Post-war restoration of the forest component of agro-landscapes with innovative agroforestry
The war in Ukraine caused significant damage to forests. Three million hectares of forests were damaged by Russian aggression and need to be restored. Windbreaks (field protection forest plantations) protecting agricultural lands also suffered significant destruction. Therefore, the International Scientific and Practical Conference “Food security and environment in the conditions of war and post-war recovery: challenges for Ukraine and World” dedicated to the 125th anniversary of the National University of Life and Environmental Sciences of Ukraine has been held on May 25, 2023.
In particular, Vasyl Yukhnovskyi, professor of the Forests Restoration and Melioration Department gave a speech “Post-war restoration of the forest component of agro-landscapes with innovative agroforestry”. The speaker noted that the forest component of agro-landscapes was severely damaged by artillery shelling, which caused fires in agro-landscapes, forests and windbreaks, by the construction of fortifications used of wood and other military actions. Therefore, after the war, they will need to be restored.
Unfortunately, during the martial law, it is impossible to accurately establish the volume of field protection plantations damaged by military actions either by ground or remote inventory methods. However, it is possible to roughly predict the area of damage to plantations, taking into account the existing degree of intensity of military operations in certain operational areas, the volume of windbreaks in occupied or liberated territories, the density of the road network, data from satellite images, and other sources of information.
According to statistical data of 2018, in the southeastern regions – Dnipro, Zaporizhia, Mykolaiv, Odesa, Kherson, Donetsk and Luhansk, there are 42.5, 51.9, 33.8, 50.0, 29.0, 31.9 and 30.3 thousand ha of windbreaks, respectively. The area of windbreaks damaged by military actions will be about 2.7 thousand hectares, roughly assuming only 1% of the territory of windbreaks, in which deployment, basing and military operations, took place. The degree of damaged linear plantations is still expected to be established by remote inventory methods using unmanned aerial vehicles or aerial means with preliminary demining of the territories.
It is recommended to restore or replace severely damaged, thinned, inefficient and dying plantations with reconstructive felling, which, depending on the degree of damage, should be carried out by continuous or selective methods. Since usually during military operations the outermost rows are more severely damaged, it is advisable to remove the outermost rows of trees and shrubs. This is also consistent with the goal of reducing the width of the previously established windbreaks to optimal parameters.
During such measures, it is advisable to transform windbreaks into an silvoarable type of agroforestry with the formation of two or three rows. As an example, the speaker cited the experience of using silvoarable agroforestry in EU countries, in particular in Italy.
Reducing the width of the windbreaks has some advantages. First, the width of a windbreak will decrease sharply, almost by half, which will make it possible to free up significant areas for the cultivation of agricultural crops. Secondly, an effective design of the windbreak will be formed in the appropriate natural and climatic zone. Thirdly, during such reconstruction, the windbreaks will be supplemented with new, more valuable tree species that correspond to local growth conditions, adapted to climate changes with a wide range of ecosystem services.

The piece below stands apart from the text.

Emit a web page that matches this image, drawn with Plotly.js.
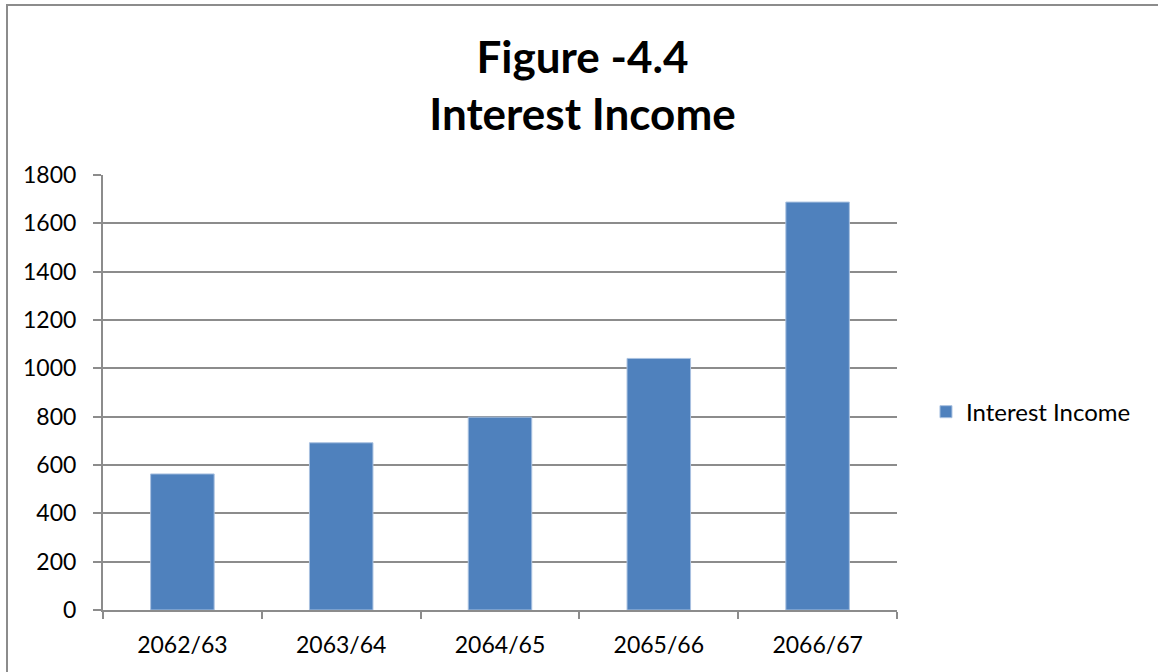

Reconstructive felling and thinning can be used to form an optimal design of windbreaks, namely: a blown one for the Forest-Steppe zone and an sieve-looked one for the Steppe.
Restoration of windbreaks with innovative agroforestry is carried out by planting seedlings, saplings or sowing seeds of tree species and bushes, as well as natural restoration on the spot of destroyed plantations after their felling
Thus, the destruction of both wood and windbreaks systems as a result of the war in Ukraine should lead to revisions in forest management that will help forest ecosystems better cope with climate change, maintain biodiversity, and strengthen ecosystem services. A more diverse mosaic of agroforestry systems should replace the damaged windbreaks. New agroforestry systems will be less vulnerable to intense fires, more stable, with high amelioration properties.
Conference participants were interested in the development of agroforestry in Ukraine, legal aspects of windbreaks, the introduction of alien species, etc. The speaker noted that agroforestry provides many benefits and ecosystem services. The World Bank estimates that 1.2 billion people use agroforestry practices, and according to the European Agroforestry Federation (EURAF) by 2025, 50% of farmers will use agroforestry systems. EURAF has also set itself an extremely ambitious mission – 10% of tree cover on all agricultural lands in Europe by 2040, which farmers and agroforesters must implement.
Ukrainian agroforesters will not stay away from this event to increase the ecological and economic potential of the current agricultural landscapes.